The National Motor Vehicle Title Information System (NMVTIS) is a U.S. Department of Justice program that came about as a result of government efforts to protect states and consumers from vehicle-related fraud. The federal database contains state title data and records from business who handle salvage and total loss vehicles.
NMVTIS title check reports provide consumers with valuable information about a vehicle's condition and history. Prior to purchasing a vehicle, NMVTIS allows consumers to search for information on key indicators of a vehicle's value and safety.
Reports include information from participating states on a vehicle's current and previous states of title, the date titles were issued and odometer readings recorded at the time the titles were issued.
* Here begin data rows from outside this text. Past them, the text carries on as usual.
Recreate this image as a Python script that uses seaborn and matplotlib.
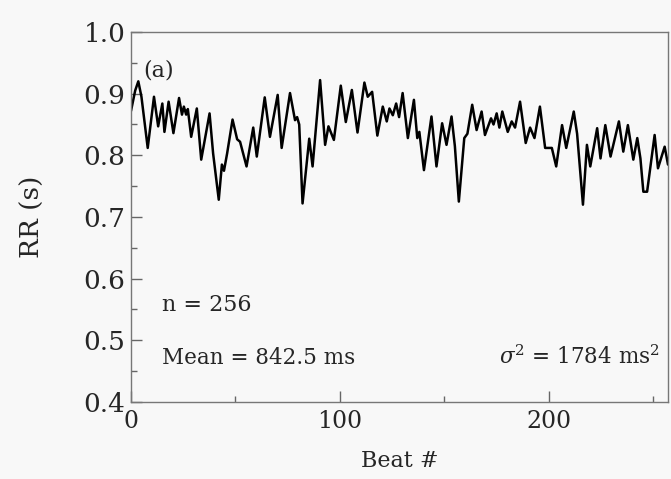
import numpy as np
import matplotlib.pyplot as plt
import seaborn as sns
from matplotlib.ticker import MultipleLocator

# vertices of the RR tachogram (beat #, RR in s)
beat = [0, 2, 3.5, 5, 8, 11, 13, 15, 16, 18, 20.3, 23, 24.4, 25.3, 26.4, 27.2, 28.8, 31.5, 33.6, 37.6,
        39.3, 42, 43.5, 44.5, 46, 48.6, 50.8, 52.2, 55.3, 58.5, 60.2, 64, 66.5, 70.2, 72.1, 76.1, 78.5,
        79.5, 80.5, 82.1, 85.3, 86.9, 90.5, 92.9, 94.5, 97.1, 100.4, 102.8, 105.7, 108.4, 111.7, 113.3,
        115.4, 117.9, 120.5, 122.4, 123.7, 125.3, 126.9, 128.3, 130, 132.5, 135.4, 137, 138, 140.2,
        143.8, 146.2, 148.9, 151, 153.4, 155, 156.9, 159.5, 161, 163.3, 165.4, 167.8, 169.4, 172.3,
        173.5, 175, 176.3, 177.7, 180.3, 182.2, 183.8, 186.2, 188.9, 191, 193.1, 195.7, 198.2, 201.4,
        203.5, 206.3, 208.3, 211.9, 213.5, 216.3, 218.2, 219.8, 223.1, 224.7, 227, 229.5, 233.5, 235.6,
        237.8, 240.4, 242.3, 243.8, 245.2, 247, 250.6, 252.2, 255.4, 257]
rr = [0.872, 0.905, 0.920, 0.895, 0.812, 0.895, 0.847, 0.884, 0.838, 0.887, 0.836, 0.893, 0.866, 0.879,
      0.866, 0.875, 0.830, 0.876, 0.793, 0.868, 0.803, 0.728, 0.785, 0.775, 0.803, 0.858, 0.826, 0.822,
      0.782, 0.845, 0.798, 0.894, 0.830, 0.898, 0.812, 0.901, 0.857, 0.862, 0.850, 0.722, 0.827, 0.782,
      0.922, 0.817, 0.847, 0.825, 0.913, 0.854, 0.906, 0.837, 0.918, 0.895, 0.903, 0.832, 0.879, 0.855,
      0.876, 0.865, 0.884, 0.862, 0.901, 0.828, 0.890, 0.828, 0.838, 0.776, 0.863, 0.782, 0.852, 0.817,
      0.863, 0.815, 0.725, 0.828, 0.835, 0.882, 0.841, 0.871, 0.833, 0.860, 0.850, 0.868, 0.845, 0.871,
      0.838, 0.855, 0.845, 0.887, 0.820, 0.845, 0.828, 0.879, 0.812, 0.812, 0.782, 0.849, 0.812, 0.871,
      0.835, 0.720, 0.817, 0.782, 0.844, 0.795, 0.849, 0.798, 0.855, 0.806, 0.849, 0.793, 0.828, 0.795,
      0.741, 0.741, 0.833, 0.779, 0.814, 0.785]

n_beats = 256
mean_ms = 842.5
var_ms2 = 1784

sns.set_style('ticks')
plt.rcParams['font.family'] = ['DejaVu Serif']
plt.rcParams['mathtext.fontset'] = 'dejavuserif'
plt.rcParams['xtick.direction'] = 'in'
plt.rcParams['ytick.direction'] = 'in'

fig, ax = plt.subplots(figsize=(6.71, 4.79), dpi=100)
fig.patch.set_facecolor('#f8f8f8')
ax.set_facecolor('#f8f8f8')
fig.subplots_adjust(left=131 / 671, right=668 / 671, top=1 - 32 / 479, bottom=1 - 402 / 479)

sns.lineplot(x=beat, y=rr, color='black', linewidth=1.8, ax=ax, sort=False)

ax.set_xlim(0, 257)
ax.set_ylim(0.4, 1.0)
ax.xaxis.set_major_locator(MultipleLocator(100))
ax.xaxis.set_minor_locator(MultipleLocator(50))
ax.yaxis.set_major_locator(MultipleLocator(0.1))
ax.yaxis.set_minor_locator(MultipleLocator(0.05))
ax.yaxis.set_major_formatter(plt.FormatStrFormatter('%.1f'))
ax.tick_params(which='major', length=8, width=1, color='#666', pad=6)
ax.tick_params(which='minor', length=4, width=1, color='#666')
ax.tick_params(axis='x', labelsize=17)
ax.tick_params(axis='y', labelsize=19, pad=4)
for s in ax.spines.values():
    s.set_color('#777')
    s.set_linewidth(1)

ax.set_xlabel('Beat #', fontsize=16, labelpad=12)
ax.set_ylabel('RR (s)', fontsize=19, labelpad=28)

ax.text(6, 0.938, '(a)', fontsize=16, va='center', ha='left')
ax.text(15, 0.558, 'n = %d' % n_beats, fontsize=16, va='center')
ax.text(15, 0.472, 'Mean = %.1f ms' % mean_ms, fontsize=15.5, va='center')
ax.text(253, 0.472, r'$\sigma^2$ = %d ms$^2$' % var_ms2, fontsize=15.5, va='center', ha='right')

plt.savefig('out.png', dpi=100, facecolor=fig.get_facecolor())
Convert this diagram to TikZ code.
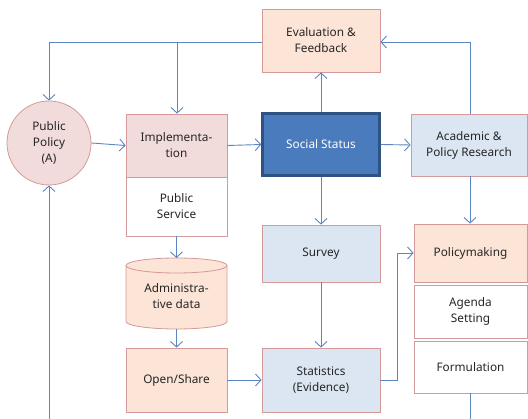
\documentclass[tikz,border=0pt]{standalone}
\usepackage{fontspec}
\setmainfont{Noto Sans}
\usetikzlibrary{arrows.meta}
\definecolor{peach}{HTML}{FCE4D6}
\definecolor{pinkf}{HTML}{F2DCDB}
\definecolor{bluef}{HTML}{DCE6F2}
\definecolor{bord}{HTML}{D49A9A}
\definecolor{arr}{HTML}{5B86C0}
\definecolor{ssfill}{HTML}{4A7BBD}
\definecolor{ssbord}{HTML}{2E5283}
\definecolor{txt}{HTML}{262626}
\tikzset{
  box/.style={draw=bord, line width=0.8pt, align=center, inner sep=1pt, text=txt,
    font=\fontsize{11.8}{16}\selectfont},
  conn/.style={draw=arr, line width=0.9pt, -{Straight Barb[length=5.5pt,width=12pt,line width=0.9pt]}},
  plain/.style={draw=arr, line width=0.9pt},
}
\begin{document}
\begin{tikzpicture}[x=1pt,y=-1pt]
\useasboundingbox (0,0) rectangle (528,419);
% nodes
\node[box, fill=peach, minimum width=118pt, minimum height=63pt] (eval) at (321,40.5) {Evaluation \&\\Feedback};
\node[box, circle, fill=pinkf, minimum size=84pt] (pp) at (49,143) {Public\\Policy\\(A)};
\node[box, fill=pinkf, minimum width=101pt, minimum height=63pt] (impl) at (176.5,145.5) {Implementa-\\tion};
\node[box, fill=white, minimum width=101pt, minimum height=59pt] (ps) at (176.5,206.5) {Public\\Service};
\node[box, draw=ssbord, line width=2.5pt, fill=ssfill, text=white, minimum width=117pt, minimum height=62pt] (ss) at (321,144.5) {Social Status};
\node[box, fill=bluef, minimum width=116pt, minimum height=62pt] (acad) at (469,145) {Academic \&\\Policy Research};
\node[box, fill=bluef, minimum width=118pt, minimum height=57pt] (survey) at (321,253.5) {Survey};
\node[box, fill=bluef, minimum width=118pt, minimum height=64pt] (stats) at (321,380) {Statistics\\(Evidence)};
\node[box, fill=peach, minimum width=113pt, minimum height=58pt] (pm) at (470.5,253) {Policymaking};
\node[box, fill=white, minimum width=113pt, minimum height=53pt] (agenda) at (470.5,311.5) {Agenda\\Setting};
\node[box, fill=white, minimum width=113pt, minimum height=52pt] (form) at (470.5,367) {Formulation};
\node[box, fill=peach, minimum width=101pt, minimum height=64pt] (open) at (176.5,380) {Open/Share};
% cylinder
\draw[bord, line width=0.8pt, fill=peach] (126,265.5) -- (126,321.5) arc (180:360:50.5pt and 7.5pt) -- (227,265.5) arc (0:180:50.5pt and 7.5pt) -- cycle;
\draw[bord, line width=0.8pt] (126,265.5) arc (180:360:50.5pt and 7.5pt);
\node[align=center, text=txt, font=\fontsize{11.8}{16}\selectfont] (adm) at (176.5,296) {Administra-\\tive data};
\coordinate (cyltop) at (176.5,258);
\coordinate (cylbot) at (176.5,329);
\coordinate (bl) at (49,419);
\coordinate (br) at (470.5,419);
% connectors
\draw[conn] (eval.west |- 0,42) -| (pp.north);
\draw[conn] (177,42) -- (impl.north -| 177,0);
\draw[conn] (ss.north) -- (eval.south);
\draw[conn] (acad.north -| 470,0) |- (eval.east |- 0,42);
\draw[conn] (pp.east) -- (impl.west);
\draw[conn] (impl.east) -- (ss.west);
\draw[conn] (ss.east) -- (acad.west);
\draw[conn] (ps.south) -- (cyltop);
\draw[conn] (cylbot) -- (open.north);
\draw[conn] (open.east) -- (stats.west);
\draw[conn] (ss.south) -- (survey.north);
\draw[conn] (survey.south) -- (stats.north);
\draw[conn] (acad.south -| 470,0) -- (pm.north -| 470,0);
\draw[conn] (stats.east) -- (397,380) |- (pm.west);
\draw[conn] (bl) -- (pp.south);
\draw[plain] (form.south) -- (br);
\end{tikzpicture}
\end{document}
Vehicle identity theft, sometimes called VIN cloning, is a common practice among car thieves. A Vehicle Identification Number (VIN) from a legitimate car is transferred it to a stolen vehicle of the same make and model, allowing the stolen vehicle to be sold to an unwitting buyer.
Title brands are statuses or labels applied by state motor vehicle titling agencies that describe a vehicle's history or condition, such as "salvage," "flood," or "prior taxi." NMVTIS keeps a history of brands that have been applied to a vehicle title, even if the vehicle is no longer titled in the state that applied the brands.
Brand information helps protect consumers and businesses avoid a common scheme known as "title washing," in which a vehicle branded as "junk" in one state is registered in another jurisdiction with less stringent titling rules, then again in yet another state with still different title regulations. The vehicle moves from state to state, and its title is gradually "washed" of the junk brand, so a "clean" title can be presented, disguising the vehicle’s real condition.
Without knowing the brand history, a consumer or business may pay more than a vehicle’s true value or purchase a vehicle that has not been adequately repaired and is not safe to drive.
Beginning in March of 2009, insurance carriers are required by law to report all total loss declarations made on vehicles of the current model year (in the year of the total loss) or the four previous model years.
When a vehicle has been deemed a total loss, generally the vehicle has had severe damage. Because each state has its own titling regulations, just because a vehicle has been declared a total loss does not mean that a state will automatically brand the vehicle's title to mark it as such.
Knowing that a vehicle has been declared a total loss can help consumers avoid purchasing a potentially unsafe vehicle.
Any individual or business that acquires or sells five or more junk, salvage or total loss vehicles per year is required to provide information on those vehicles to NMVTIS. This includes salvage vehicles sold at auction, vehicles used for parts or rebuilding. These businesses include auto dealers, vehicle recyclers, including scrap vehicle shredders and scrap metal processors as well as “pull- or pick-apart yards,” towing companies, salvage pools, salvage auctions, and other types of auctions.
Knowing a vehicle's salvage history helps consumers and businesses avoid purchasing devalued or potentially unsafe vehicles. Similar to a vehicle with a total loss history, a vehicle with that has a salvage history may have suffered severe damage.
State titling regulations vary, and just because a vehicle has been in the possession of a salvage business, does not mean that a state will automatically brand the vehicle's title to mark it junk or salvage. State laws vary in this regard and may not require application of such a brand, despite the fact that the vehicle was treated as salvage at some point.